The trick will be in reducing the price. Today, the cost of hybridizing a car is nearly three times higher than it needs to be, the company claims. A customer would have to pay about €4,500 ($5,400) more for an HEV version of the C4, and PSA does not believe the market will support that figure.

The auto maker will not be ready with its HEV before 2010, says Folz, and it could be delayed beyond that date if PSA does not get the help from France it expects.

PSA has proposed to the French Agency of Industrial Innovation that it lead a €100 million ($121 million) project to develop the diesel HEV system, which would meet the government's goal for a 67-mpg (3.5L/100km) family sedan.

Contrary to earlier reports, PSA's development of the C4 and 307 HEV prototypes is not related to the Citroen Berlingo project supported by the U.K. government, which will be unveiled to the media in April, more than six months later than originally scheduled.

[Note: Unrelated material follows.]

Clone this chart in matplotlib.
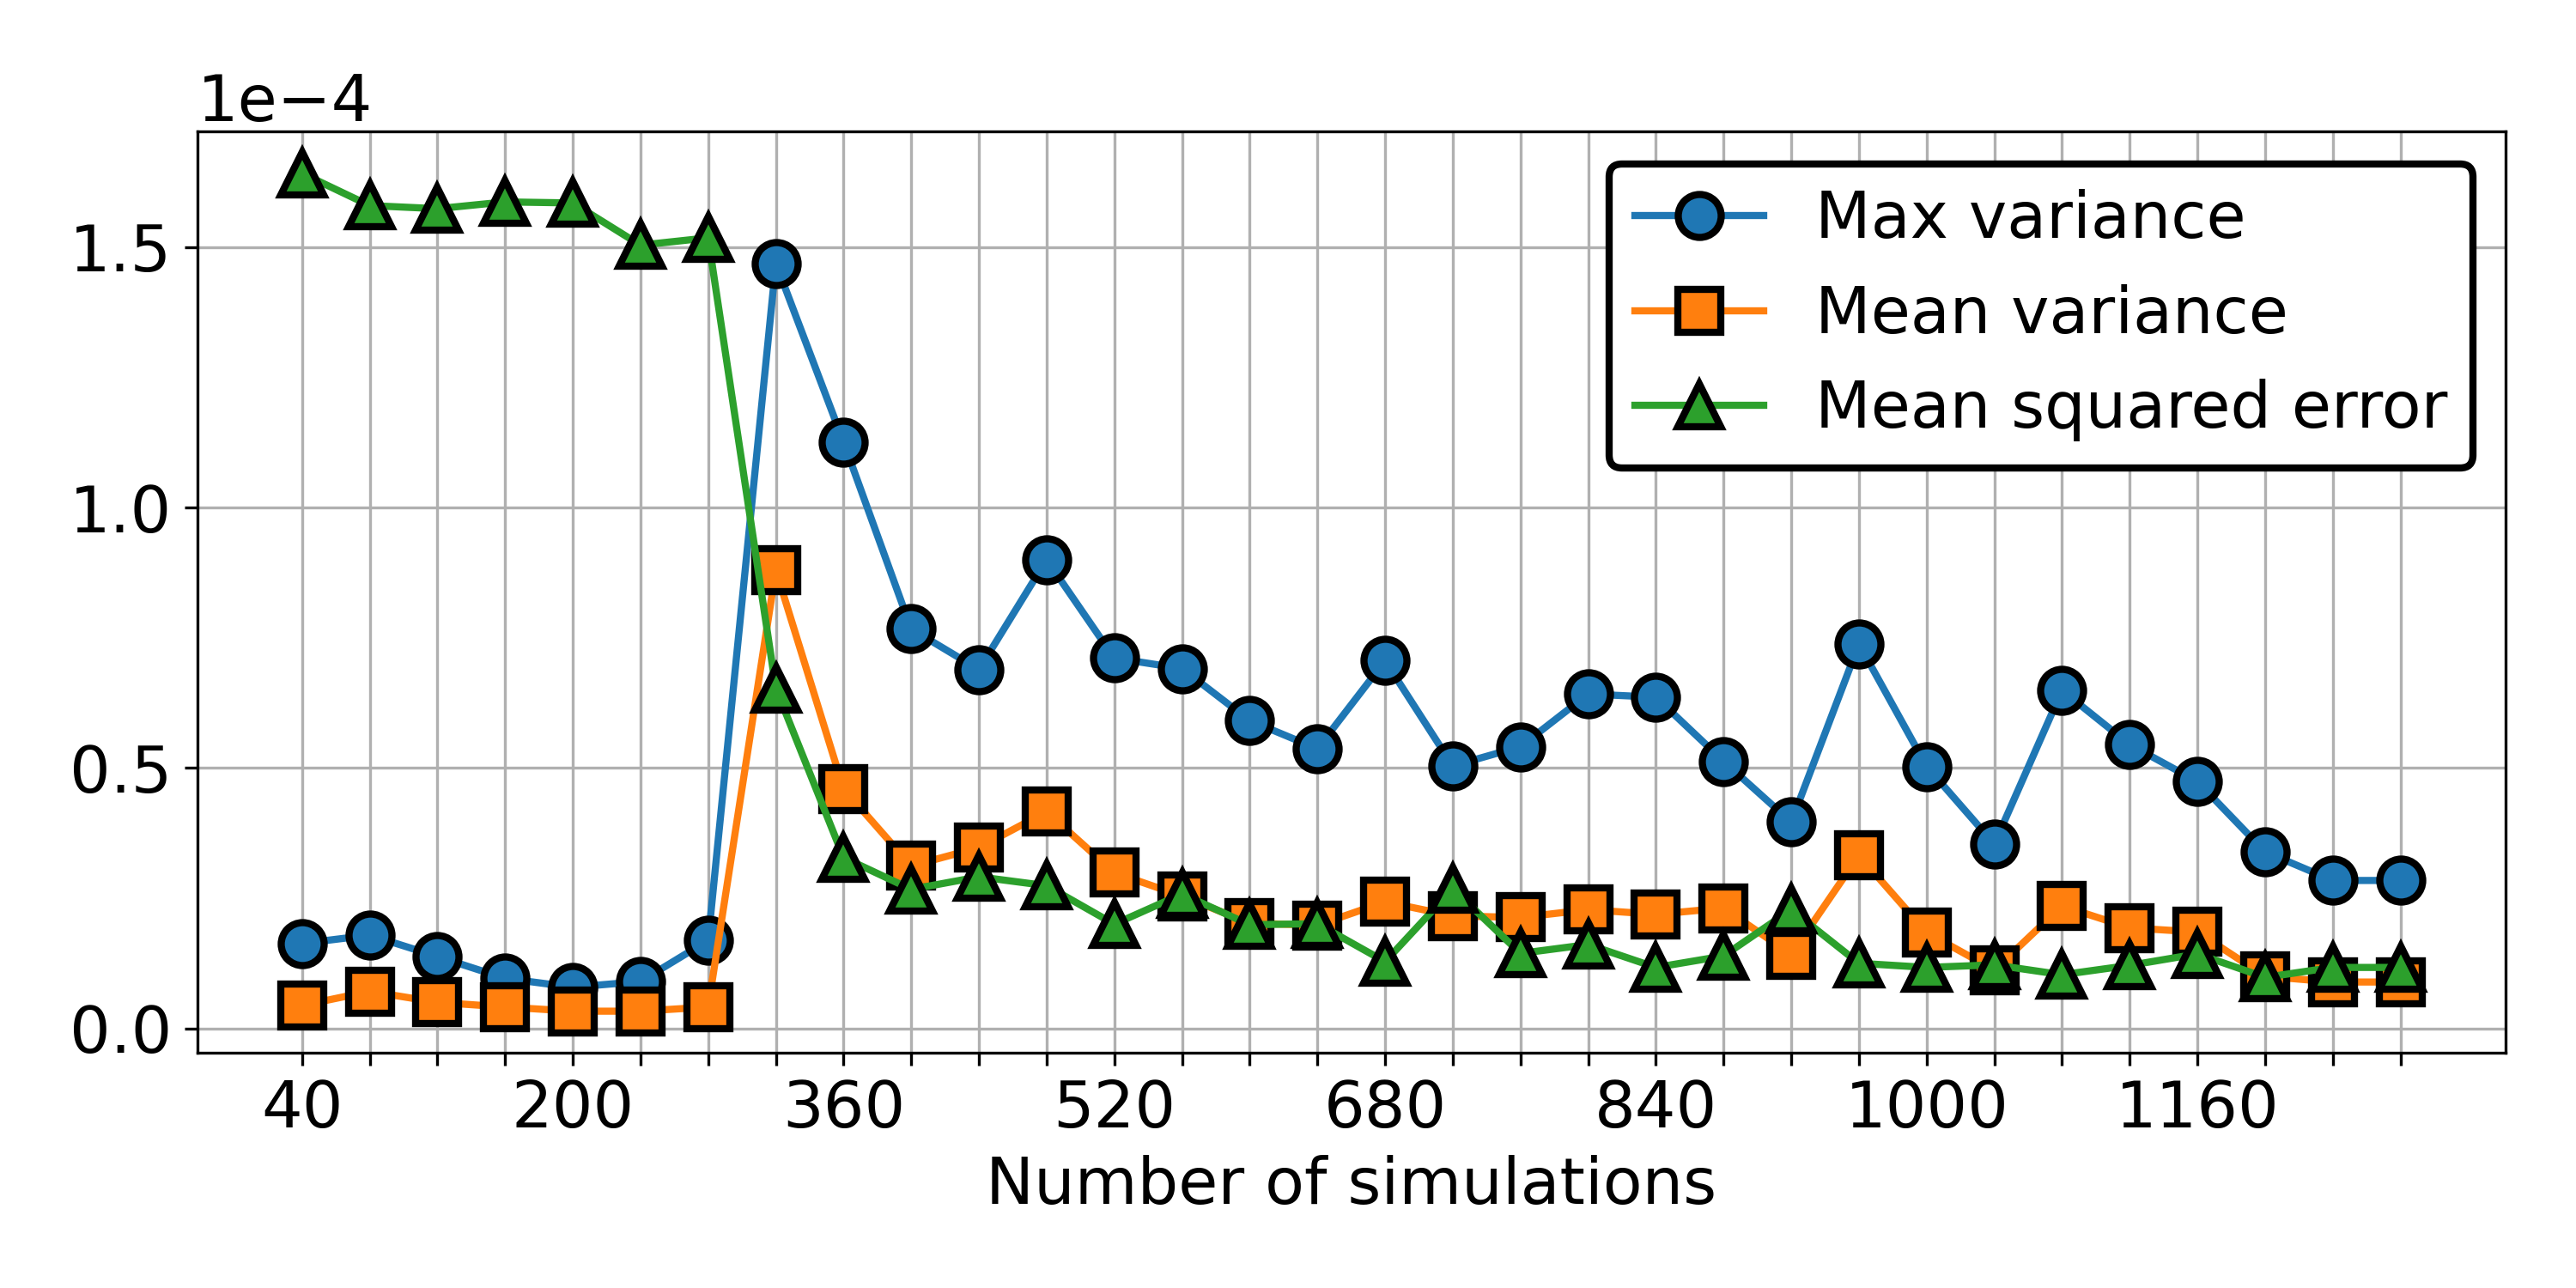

If costs come down and customers accept diesel HEVs, it will go a long way to reducing European fuel consumption. The mixed-cycle carbon dioxide output of the PSA hybrid HDi vehicles is 90 g/km. The European industry has a goal of achieving an industry average of 140 g/km. The current average is about 170 g/km.

PSA also notes proudly its diesel HEV provides about 25% better economy than an HEV with an equivalent gasoline engine.

Folz, originally an HEV critic because of their expense, calls the development “a genuine technological rupture, equivalent to that which occurred several years ago with diesel direct injection.”

PSA's HEV approach combines a new automated manual transmission, the “mild”-HEV Stop and Go system that shuts down the engine when the vehicle is stationary, and electric motors powered by the 288-volt NiMH battery.

The auto maker says the HEV components add about 243 lbs. (110 kg), or about 8%, to the weight of the vehicles.

Because PSA uses a parallel HEV approach, the cars can be propelled either by the diesel engine or the electric motors, or a combination of the two.

On battery power alone, the car has a range of about 3.1 miles (5 km) as a zero-emission vehicle. Top speed under electric-only power is 31 mph (50 km/h).